Good Afternoon, Peter

re: "In your list, you forgot to mention ... 'media coverage'."

Until I read your post, I hadn't considered it necessary or wise to alter the role of the media in the electoral process. After you raised the issue, I began to ponder the significance of this part of the election process. You identified one of the things wrong with democracy as:

  "3) Privately-owned media, which has the ability to tilt the
      election results in any direction based the owners want"

This seems to sum up the objections to privately-owned media. The root of the objection is that the media can manipulate the public and influence the results of elections, but it does not make clear what controls or alterations are needed.

There is no doubt the public can be manipulated. Yet, each of us knows of instances where a media blitz did not affect us. It is not that we're smarter than everyone else (even if we think so), it's just that our store of knowledge and experience lets us see through this or that manipulation attempt more quickly or more clearly than others. Therein lies the key to solving the dilemma of public manipulation.

Plato, if not others before him, felt democracy could not work because 'ordinary people' are 'too easily swayed by the emotional and deceptive rhetoric of ambitious politicians'. He failed to note that some folks are more easily swayed than others, and that some individuals are not swayed at all. Our history is replete with geniuses who sprung up from 'ordinary people', yet Plato's faulty view of democracy has survived through the ages and forms the cornerstone of political thought today.
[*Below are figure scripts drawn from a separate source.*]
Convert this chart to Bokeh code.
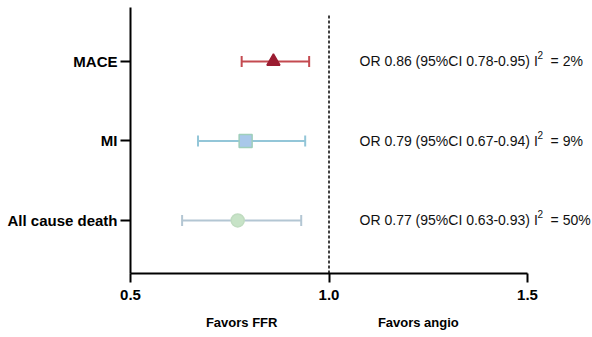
from bokeh.plotting import figure
from bokeh.models import (Label, Whisker, ColumnDataSource, FixedTicker, NumeralTickFormatter,
                          TeeHead, LinearAxis)
from bokeh.embed import file_html
from bokeh.resources import INLINE

outcomes = ["MACE", "MI", "All cause death"]
odds = [0.86, 0.79, 0.77]
lower = [0.78, 0.67, 0.63]
upper = [0.95, 0.94, 0.93]
i2 = [2, 9, 50]
rows = [3, 2, 1]
x_ticks = [0.5, 1.0, 1.5]
markers = ["triangle", "square", "circle"]
fill_colors = ["#9b1c31", "#a9c8ea", "#c7e3c7"]
edge_colors = ["#9b1c31", "#9fcfbb", "#c0dcc0"]
bar_colors = ["#c44a50", "#93c6d8", "#b3c6d3"]
favors = ["Favors FFR", "Favors angio"]
favors_x = [0.78, 1.225]

FONT = "Liberation Sans"

p = figure(width=592, height=337, x_range=(0.5, 1.6637), y_range=(0.333, 3.679),
           output_backend="svg", toolbar_location=None,
           min_border_left=130, min_border_right=0, min_border_top=7, min_border_bottom=64)
p.outline_line_color = None
p.xgrid.visible = False
p.ygrid.visible = False
p.background_fill_color = "white"
p.border_fill_color = "white"

for ax in (p.xaxis[0], p.yaxis[0]):
    ax.axis_line_width = 2
    ax.axis_line_color = "black"
    ax.major_tick_line_width = 2
    ax.major_tick_line_color = "black"
    ax.major_tick_in = 0
    ax.minor_tick_line_color = None
    ax.major_label_text_font = FONT
    ax.major_label_text_font_style = "bold"
    ax.major_label_text_font_size = "15px"
    ax.major_label_text_color = "black"

p.xaxis.ticker = FixedTicker(ticks=x_ticks)
p.xaxis.formatter = NumeralTickFormatter(format="0.0")
p.xaxis.bounds = (x_ticks[0], x_ticks[-1])
p.xaxis.major_tick_out = 9
p.xaxis.major_label_standoff = 7

p.yaxis.ticker = FixedTicker(ticks=rows)
p.yaxis.major_label_overrides = {r: o for r, o in zip(rows, outcomes)}
p.yaxis.major_tick_out = 10
p.yaxis.major_label_standoff = 3

# second axis below carrying the "Favors" captions
fav_axis = LinearAxis(ticker=FixedTicker(ticks=favors_x),
                      major_label_overrides={fx: t for fx, t in zip(favors_x, favors)},
                      axis_line_color=None, major_tick_line_color=None,
                      minor_tick_line_color=None, major_tick_in=0, major_tick_out=0,
                      major_label_standoff=12,
                      major_label_text_font=FONT, major_label_text_font_style="bold",
                      major_label_text_font_size="13px", major_label_text_color="black")
p.add_layout(fav_axis, "below")

# reference line at OR = 1
p.segment(x0=[1.0], y0=[0.333], x1=[1.0], y1=[3.6], line_color="black",
          line_width=1.5, line_dash="3 2")

for i in range(3):
    src = ColumnDataSource(dict(base=[rows[i]], lo=[lower[i]], hi=[upper[i]]))
    w = Whisker(source=src, base="base", lower="lo", upper="hi", dimension="width",
                line_color=bar_colors[i], line_width=2,
                lower_head=TeeHead(size=11, line_color=bar_colors[i], line_width=2),
                upper_head=TeeHead(size=11, line_color=bar_colors[i], line_width=2))
    p.add_layout(w)
    p.scatter(x=[odds[i]], y=[rows[i]], marker=markers[i], size=13,
              fill_color=fill_colors[i], line_color=edge_colors[i], line_width=1.5)

    main = f"OR {odds[i]:.2f} (95%CI {lower[i]:.2f}-{upper[i]:.2f}) I"
    p.add_layout(Label(x=1.077, y=rows[i], text=main, text_baseline="middle",
                       text_font=FONT, text_font_size="14px", text_color="#111111"))
    p.add_layout(Label(x=1.077, y=rows[i], x_offset=178, y_offset=6, text="2",
                       text_baseline="middle", text_font=FONT, text_font_size="10px",
                       text_color="#111111"))
    p.add_layout(Label(x=1.077, y=rows[i], x_offset=191, text=f"= {i2[i]}%",
                       text_baseline="middle", text_font=FONT, text_font_size="14px",
                       text_color="#111111"))

open("out.html", "w").write(file_html(p, INLINE))
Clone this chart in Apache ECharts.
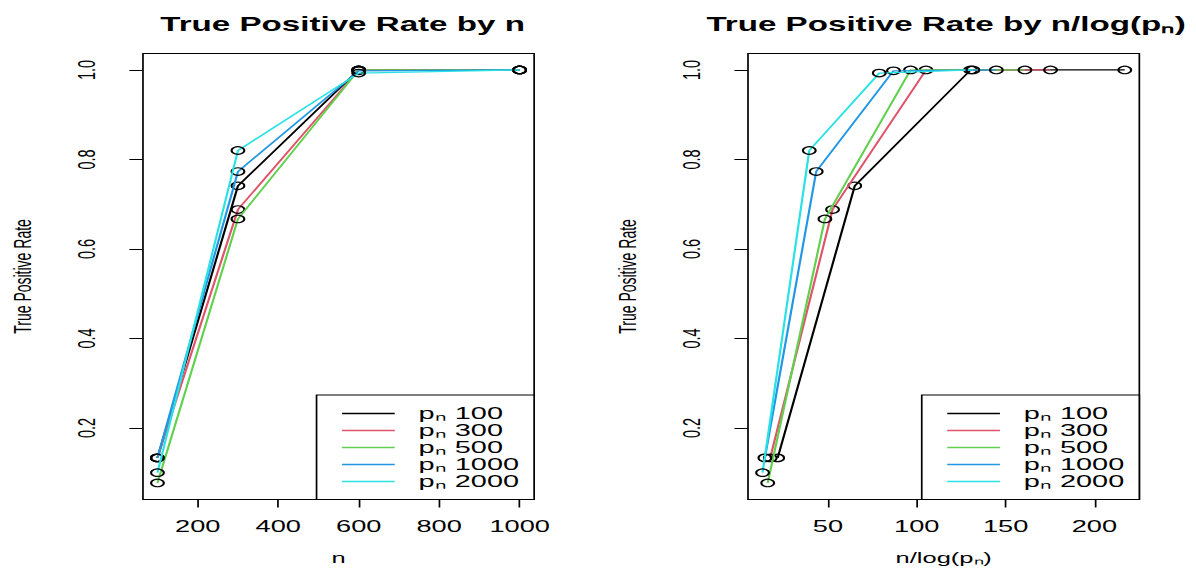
<!DOCTYPE html>
<html>
<head>
<meta charset="utf-8">
<script src="https://cdn.jsdelivr.net/npm/echarts@6/dist/echarts.min.js"></script>
<style>
  html, body { margin: 0; padding: 0; background: #fff; overflow: hidden; }
  /* the reference is a sideways-stretched R plot: draw narrow, then stretch */
  #chart { width: 703.5px; height: 571px; transform: scaleX(1.7); transform-origin: 0 0; }
</style>
</head>
<body>
<div id="chart"></div>
<script>
const seriesNames = ['pₙ 100', 'pₙ 300', 'pₙ 500', 'pₙ 1000', 'pₙ 2000']
const lineColors = ['#000000', '#DF536B', '#61D04F', '#2297E6', '#28E2E5']

const nValues = [100, 300, 600, 1000]

// n / log(p_n) for each p_n
const ratio100 = [21.7, 65.1, 130.3, 217.1]
const ratio300 = [17.5, 52.6, 105.2, 175.3]
const ratio500 = [16.1, 48.3, 96.5, 160.9]
const ratio1000 = [14.5, 43.4, 86.9, 144.8]
const ratio2000 = [13.2, 39.5, 78.9, 131.6]

// true positive rate, by n
const tpr100 = [0.133, 0.741, 1.0, 1.0]
const tpr300 = [0.133, 0.688, 1.0, 1.0]
const tpr500 = [0.077, 0.667, 1.0, 1.0]
const tpr1000 = [0.133, 0.773, 0.998, 1.0]
const tpr2000 = [0.1, 0.82, 0.993, 1.0]

const xTicksLeft = [200, 400, 600, 800, 1000]
const xTicksRight = [50, 100, 150, 200]
const yTicks = [0.2, 0.4, 0.6, 0.8, 1.0]

const ratios = [ratio100, ratio300, ratio500, ratio1000, ratio2000]
const tprs = [tpr100, tpr300, tpr500, tpr1000, tpr2000]

const font = 'Liberation Sans'

function xAxisFor(gridIndex, min, max, ticks, name) {
  return {
    type: 'value',
    gridIndex,
    min,
    max,
    name,
    nameLocation: 'middle',
    nameGap: 51,
    nameTextStyle: { fontSize: 15, color: '#000', fontFamily: font },
    axisLine: { show: false },
    axisTick: {
      show: true,
      length: 8,
      customValues: ticks,
      lineStyle: { color: '#000', width: 1 }
    },
    axisLabel: {
      customValues: ticks,
      margin: 19,
      fontSize: 16,
      color: '#000',
      fontFamily: font,
      formatter: (v) => String(v)
    },
    splitLine: { show: false }
  }
}

function yAxisFor(gridIndex) {
  return {
    type: 'value',
    gridIndex,
    min: 0.04,
    max: 1.037,
    name: 'True Positive Rate',
    nameLocation: 'middle',
    nameGap: 64,
    nameTextStyle: { fontSize: 14, color: '#000', fontFamily: font },
    axisLine: { show: false },
    axisTick: {
      show: true,
      length: 8,
      customValues: yTicks,
      lineStyle: { color: '#000', width: 1 }
    },
    axisLabel: {
      customValues: yTicks,
      rotate: 90,
      margin: 25.5,
      fontSize: 14.5,
      color: '#000',
      fontFamily: font,
      formatter: (v) => v.toFixed(1)
    },
    splitLine: { show: false }
  }
}

function legendFor(right) {
  return {
    data: seriesNames.map((name, i) => ({
      name,
      icon: 'rect',
      itemStyle: { color: lineColors[i], borderWidth: 0 }
    })),
    orient: 'vertical',
    right,
    bottom: 71.5,
    itemWidth: 31,
    itemHeight: 1.5,
    itemGap: 0,
    padding: [10, 9, 9.5, 15],
    borderColor: '#000',
    borderWidth: 1,
    borderRadius: 0,
    backgroundColor: '#fff',
    selectedMode: false,
    textStyle: {
      fontSize: 17,
      color: '#000',
      fontFamily: font,
      padding: [0, 0, 0, 9]
    }
  }
}

const series = []
seriesNames.forEach((name, i) => {
  const common = {
    name,
    type: 'line',
    symbol: 'circle',
    symbolSize: 7.5,
    lineStyle: { color: lineColors[i], width: 1.3 },
    itemStyle: { color: 'rgba(0,0,0,0)', borderColor: '#000', borderWidth: 1.2 },
    emphasis: { disabled: true },
    z: 2 + i
  }
  series.push({
    ...common,
    xAxisIndex: 0,
    yAxisIndex: 0,
    data: nValues.map((n, k) => [n, tprs[i][k]])
  })
  series.push({
    ...common,
    xAxisIndex: 1,
    yAxisIndex: 1,
    data: ratios[i].map((r, k) => [r, tprs[i][k]])
  })
})

const chart = echarts.init(document.getElementById('chart'), null, { renderer: 'svg' })
chart.setOption({
  animation: false,
  backgroundColor: '#fff',
  title: [
    {
      text: 'True Positive Rate by n',
      left: 196.5,
      top: 9,
      textAlign: 'center',
      textStyle: { fontSize: 19.5, fontWeight: 'bold', color: '#000', fontFamily: font }
    },
    {
      text: 'True Positive Rate by n/log(pₙ)',
      left: 551.5,
      top: 9,
      textAlign: 'center',
      textStyle: { fontSize: 19.5, fontWeight: 'bold', color: '#000', fontFamily: font }
    }
  ],
  grid: [
    { left: 84.1, right: 389.8, top: 53.4, bottom: 71.5, show: true, borderColor: '#000', borderWidth: 1, backgroundColor: 'transparent' },
    { left: 440, right: 33.8, top: 53.4, bottom: 71.5, show: true, borderColor: '#000', borderWidth: 1, backgroundColor: 'transparent' }
  ],
  xAxis: [
    xAxisFor(0, 64, 1036, xTicksLeft, 'n'),
    xAxisFor(1, 5, 225.3, xTicksRight, 'n/log(pₙ)')
  ],
  yAxis: [yAxisFor(0), yAxisFor(1)],
  legend: [legendFor(389.8), legendFor(33.8)],
  series
})
</script>
</body>
</html>
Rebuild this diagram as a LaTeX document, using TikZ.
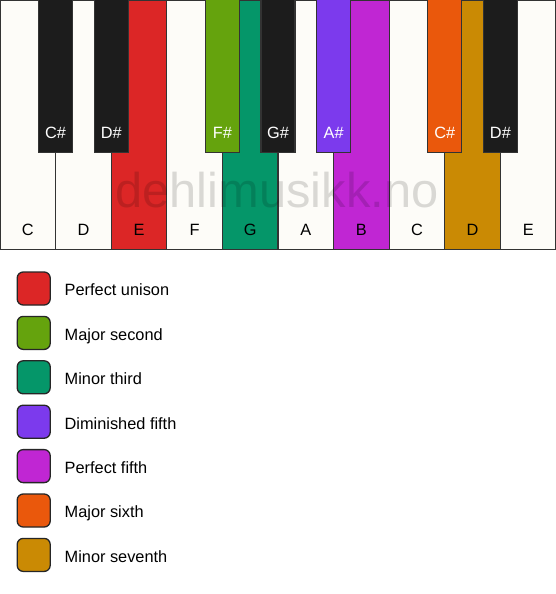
\documentclass[tikz,border=0pt]{standalone}
\usepackage{fontspec}
\setmainfont{Liberation Sans}
\begin{document}
\begin{tikzpicture}[x=1bp,y=-1bp,
  whitekey/.style={draw=black!80,line width=1.3bp,fill=keywhite},
  blackkey/.style={draw=black!80,line width=1.3bp,fill=keyblack},
  wlabel/.style={font=\fontsize{16.4}{18}\selectfont,text=black,anchor=base,inner sep=0pt},
  blabel/.style={font=\fontsize{16.4}{18}\selectfont,text=white,anchor=base,inner sep=0pt},
  legbox/.style={draw=black!85,line width=1.3bp,rounded corners=6bp,minimum width=33bp,minimum height=33bp,inner sep=0pt},
  legtext/.style={font=\fontsize{16.4}{18}\selectfont,anchor=base west,inner sep=0pt}]
\definecolor{keywhite}{HTML}{FDFCF8}
\definecolor{keyblack}{HTML}{1C1C1C}
\definecolor{ivred}{HTML}{DC2626}
\definecolor{ivlime}{HTML}{65A30D}
\definecolor{ivemerald}{HTML}{059669}
\definecolor{ivviolet}{HTML}{7C3AED}
\definecolor{ivfuchsia}{HTML}{C026D3}
\definecolor{ivorange}{HTML}{EA580C}
\definecolor{ivyellow}{HTML}{CA8A04}
\useasboundingbox (0,0) rectangle (556,594);
\fill[white] (0,0) rectangle (556,594);
% white keys
\def\w{55.6}
\foreach \i/\n/\c in {0/C/keywhite,1/D/keywhite,2/E/ivred,3/F/keywhite,4/G/ivemerald,5/A/keywhite,6/B/ivfuchsia,7/C/keywhite,8/D/ivyellow,9/E/keywhite}{
  \draw[whitekey,fill=\c] (\i*\w,0) rectangle ({(\i+1)*\w},249.5);
  \node[wlabel] (w\i) at ({(\i+0.5)*\w},235.8) {\n};
}
% watermark
\node[font=\fontsize{49}{50}\selectfont,text=black,opacity=0.14,anchor=base,inner sep=0pt] (wm) at (277,207) {dehlimusikk.no};
% black keys
\foreach \k/\n/\c in {1/C\#/keyblack,2/D\#/keyblack,4/F\#/ivlime,5/G\#/keyblack,6/A\#/ivviolet,8/C\#/ivorange,9/D\#/keyblack}{
  \draw[blackkey,fill=\c] ({\k*\w-17},-1) rectangle ({\k*\w+17},152.5);
  \node[blabel] (b\k) at ({\k*\w},139) {\n};
}
% legend
\foreach \j/\c/\t in {0/ivred/Perfect unison,1/ivlime/Major second,2/ivemerald/Minor third,3/ivviolet/Diminished fifth,4/ivfuchsia/Perfect fifth,5/ivorange/Major sixth,6/ivyellow/Minor seventh}{
  \node[legbox,fill=\c] (lb\j) at (33.7,{288.5+44.4*\j}) {};
  \node[legtext] (lt\j) at (64.5,{295.8+44.4*\j}) {\t};
}
\end{tikzpicture}
\end{document}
The weakness in this concept is twofold. The first is the notion that the only proper view of democracy is as a condition in which all the people make all the decisions. The second is the failure to recognize that 'the people' is made up of many individuals: some good, some bad; some skilled, some unskilled; some with integrity, some deceitful; some brilliant, some dull; some sociable, some unfriendly; some interested in politics, some not. The task of a democratic electoral process is to sift through these many types of individuals and elevate those best suited to serve as advocates of the common good.

This is not a task that can be delegated. There is no machine that can estimate a person's goodness or talent or integrity - only other humans can do that. We cannot write a set of rules that will tell us, "This person is better suited to lead us than that person." Such judgments can only be made by one's peers, and then only when they have an incentive to do so and enough time to examine the individual(s) carefully.

You and I agree the people, taken as a whole, can be influenced by the media. Therefore, until it is shown that such influence can be prevented, we would be ill-advised to consider political systems based on the undifferentiated mass of people. Instead, we will be better served to conceive an electoral method that lets each of us participate in the political process to the full extent of our desire and ability and lets us actively seek the individuals with the qualities we want in our elected officials.